A federal appeals court in San Francisco ruled against the Trump administration Thursday, saying the government cannot immediately end the DACA program that gives young undocumented immigrants a chance to continue living and working in the U.S. without the threat of deportation.
The administration had sought to block an injunction from lower courts that temporarily prevented the government from going ahead with plans to end the Deferred Action for Childhood Arrivals program.
“The Executive wields awesome power in the enforcement of our nation’s immigration laws,” the ruling said. “Our decision today does not curb that power, but rather enables its exercise in a manner that is free from legal misconceptions and is democratically accountable to the public.”
The ruling comes just days after the Trump administration asked the Supreme Court to take over three cases concerning pending lawsuits that seek to preserve DACA.

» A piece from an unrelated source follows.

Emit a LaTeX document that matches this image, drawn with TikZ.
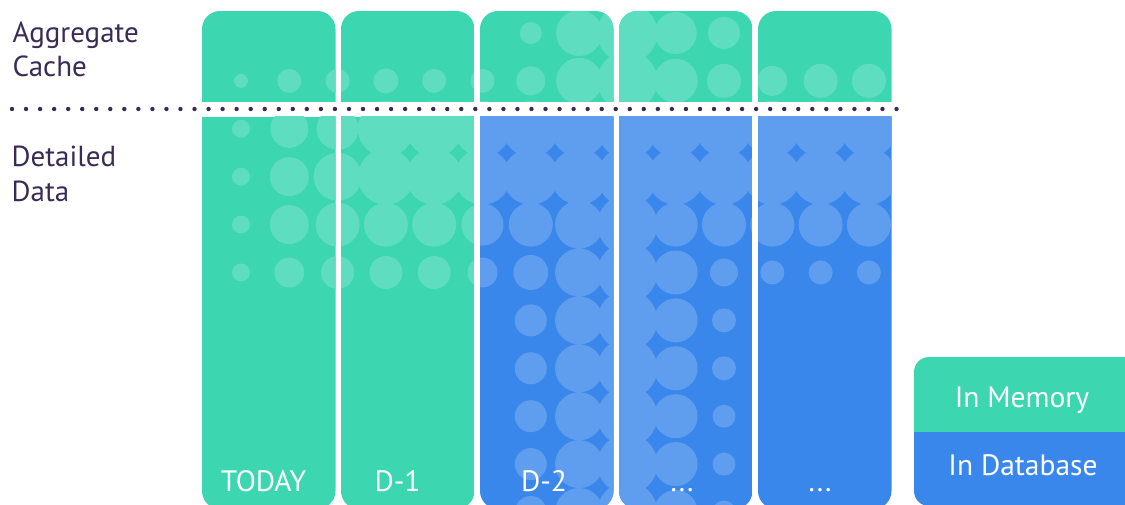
\documentclass[tikz,border=0pt]{standalone}
\usepackage{fontspec}
\setmainfont{PT Sans}
\definecolor{mgreen}{HTML}{3CD6B1}
\definecolor{lgreen}{HTML}{5FDDC1}
\definecolor{mblue}{HTML}{3A87EB}
\definecolor{lblue}{HTML}{5F9DEF}
\definecolor{darktxt}{HTML}{3A2B55}
\tikzset{
  sidelbl/.style={anchor=base west, inner sep=0pt, text=darktxt, font=\fontsize{29}{34}\selectfont},
  collbl/.style={anchor=base, inner sep=0pt, text=white, font=\fontsize{29.5}{34}\selectfont},
  dotmark/.style={fill=darktxt},
}
\def\circlist{0/1/7,0/2/9,0/3/9,0/4/9,0/5/9,
1/1/12,1/2/19,1/3/19.5,1/4/19.5,1/5/15,
2/1/12,2/2/21,2/3/24,2/4/22,2/5/16.5,
3/1/12.5,3/2/28,3/3/28,3/4/22,3/5/16.5,
4/1/12,4/2/28,4/3/28,4/4/22,4/5/16.5,
5/1/12,5/2/28,5/3/28,5/4/21,5/5/15,
6/0/11,6/1/14.5,6/2/28,6/3/28,6/4/22,6/5/17.5,6/6/16,6/7/16,6/8/16,6/9/16,6/10/16,
7/0/23,7/1/23,7/2/28,7/3/28,7/4/24,7/5/24,7/6/24,7/7/24,7/8/24,7/9/24,7/10/24,
8/0/30,8/1/30,8/2/30,8/3/30,8/4/30,8/5/30,8/6/30,8/7/30,8/8/30,8/9/30,8/10/30,
9/0/21,9/1/22,9/2/28,9/3/28,9/4/22,9/5/22,9/6/22,9/7/22,9/8/22,9/9/22,9/10/22,
10/0/16,10/1/17,10/2/28,10/3/28,10/4/22,10/5/14,10/6/12,10/7/12,10/8/11.5,10/9/11.5,10/10/11.5,
11/1/15,11/2/28,11/3/28,11/4/22,11/5/12,
12/1/17,12/2/28,12/3/28,12/4/22,12/5/12,
13/1/17,13/2/28,13/3/28,13/4/22,13/5/12}
\newcommand\colblock[3]{%
  \begin{scope}
    \clip[rounded corners=18pt] (#1,11) rectangle ({#1+133.5},509);
    \fill[mgreen] (#1,11) rectangle ({#1+133.5},102);
    \fill[#2] (#1,117) rectangle ({#1+133.5},509);
    \begin{scope}
      \clip (#1,11) rectangle ({#1+133.5},102);
      \fill[lgreen] \foreach \i/\j/\r in \circlist {(241+48.3*\i,33+47.9*\j) circle[radius=\r pt]};
    \end{scope}
    \begin{scope}
      \clip (#1,117) rectangle ({#1+133.5},509);
      \fill[#3] \foreach \i/\j/\r in \circlist {(241+48.3*\i,33+47.9*\j) circle[radius=\r pt]};
    \end{scope}
  \end{scope}}
\begin{document}
\begin{tikzpicture}[x=1pt,y=-1pt]
\useasboundingbox (0,0) rectangle (1125,505);
% columns
\colblock{202}{mgreen}{lgreen}
\colblock{341}{mgreen}{lgreen}
\colblock{480}{mblue}{lblue}
\colblock{619}{mblue}{lblue}
\colblock{758}{mblue}{lblue}
% dotted separator
\foreach \k in {0,...,63} \fill[dotmark] (12+14.04*\k,109) circle[radius=2.2pt];
% side labels
\node[sidelbl] (agg1) at (12.5,43) {Aggregate};
\node[sidelbl] (agg2) at (12.5,77) {Cache};
\node[sidelbl] (det1) at (11.5,167) {Detailed};
\node[sidelbl] (det2) at (11.5,202) {Data};
% column labels
\node[collbl] (today) at (263.5,491) {TODAY};
\node[collbl] (dm1) at (397.5,491) {D-1};
\node[collbl] (dm2) at (544,491) {D-2};
\node[collbl] (dots1) at (682,491) {...};
\node[collbl] (dots2) at (820,491) {...};
% legend
\begin{scope}
  \clip[rounded corners=15pt] (914,357) rectangle (1170,506);
  \fill[mgreen] (914,357) rectangle (1170,432);
  \fill[mblue] (914,432) rectangle (1170,506);
\end{scope}
\node[collbl] (inmem) at (1022,407) {In Memory};
\node[collbl] (indb) at (1023,475) {In Database};
\end{tikzpicture}
\end{document}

DACA, which was created under the Obama administration through executive order, gives some illegal immigrants who were brought to the United States as children the opportunity to receive a renewable two-year period of deferred action from deportation and become eligible for a work permit.
Last year, the Trump administration announced its plan to phase out the program, but federal courts have ruled that the phase-out could not apply retroactively and that the program should be restarted.
TRUMP ADMINISTRATION ASKS SUPREME COURT TO FAST TRACK DACA CASES IN BID TO BYPASS NINTH CIRCUIT
The White House fought back on those decisions, which were premised on the idea that the Executive Branch cannot arbitrarily phase out a right that individuals have come to rely on, simply by arguing that the right was established illegally without congressional approval.
DACA proponents have also argued that Trump’s planned termination of the program violates federal law requiring adequate notice-and-comment periods before certain federal rules are changed, as well as other constitutional equal protection and due process guarantees.
Earlier this year, in February, the Trump administration similarly attempted to appeal to the Supreme Court after another lower court ordered that DACA resume. The Supreme Court rejected that request.
The cases are DHS v. Regents of the University of California (18-587) (CA9); Trump v. National Association for the Advancement of Colored People (18-588) (CADC); and Nielsen v. Vidal (18-589) (CA2). The Trump administration is seeking to convince the Supreme Court to consolidate those cases because they make the same substantive objections to the planned DACA rollback, and toss them all out on the merits.